I also observed psychotherapists as they used this technique in a counseling setting. However, they were not sincere about it. I knew what they really thought because we would have professional processing sessions during which we’d discuss the cases.

Consistent with their materialistic assumptions, they considered the counselee a basket case. Therefore, for them, UPR was no more than a necessary manipulation, which they cynically used as one of many tools. Meanwhile, there were other therapists who were genuinely compassionate. For them, UPR complemented their natural empathetic inclinations, although they might have had difficulty philosophically justifying UPR.

However, UPR should never become an excuse to enable or indulge immoral behavior. Instead, it was because I regarded my probationers with UPR, that I also regarded them as responsible moral beings, culpable before the law. Consequently, I also confronted and even threatened them. From the start, I laid out the law for them – their conditions of probation – explaining to them that I would not hesitate to send them back to court if they failed to fulfill their conditions. I feel that I dignified them by taking the stance that they were responsible for their conduct, and this was something about which I never received an argument! However, I assured them that, if they were trying to go in the right direction that I’d be there for them, and if they weren’t, I’d be posed against them.

UPR doesn’t mean that relationships should only be about soft-fuzzies. There are objective behavioral standards to which we must conform. This is because there is an objective moral reality supported by a righteous creator God. Without such a God, we cannot have coherent moral or legal standards. Otherwise, these standards would then be no more than socially created, mutable, moral conventions – relative standards to which, in good conscience, I wouldn’t be able to require anyone to follow.

However, this raises an important philosophical question – “How can we regard someone positively and negatively at the same time?” In order to reconcile this paradox, there has to be two different perspectives – a material, performance-based perspective and a transcendent perspective. With only the material perspective, we can only judge someone based upon performance. With only the transcendent perspective, we cannot engage their behaviors as we must.

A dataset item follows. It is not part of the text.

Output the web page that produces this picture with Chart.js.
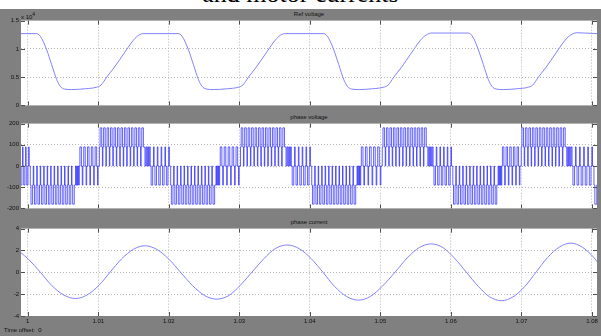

Occasionally, I’d receive a report that my probationer was harassing his girlfriend. I would have to take action in a way that wouldn’t compromise my principles - UPR, justice and the need to protect the innocent. Happily, there is no essential conflict between these principles. If I regard the probationer with UPR, this doesn’t mean that I can’t criticize or punish their behavior. If I regard them positively, I will speak the truth to them and hold them accountable. We should not give into the temptation to regard them as a mere product of their environment. This is to demean them.

If they’ve done wrong, they require a punitive response, not only for the good of society but also for their own good. I found that once they understood that I was trying to be fair, I rarely experienced any hostility from them. In fact, the younger ones would welcome a firm disciplinary hand.

I had derived a deep joy in doing this work. There was partly because I believed in what I was doing. I believed in justice, and I also believed in the value of the people who had been committed to my oversight.

True UPR requires humility – accurately seeing our inadequate selves apart from our denials and self-promotion. If I regard myself as a superior human being, it becomes almost impossible to not look down on others. But the Lord had painfully revealed to me that if it wasn’t for His protection, I could have easily ended up either behind bars or as a suicide statistic. This self-realization changes the way we regard others.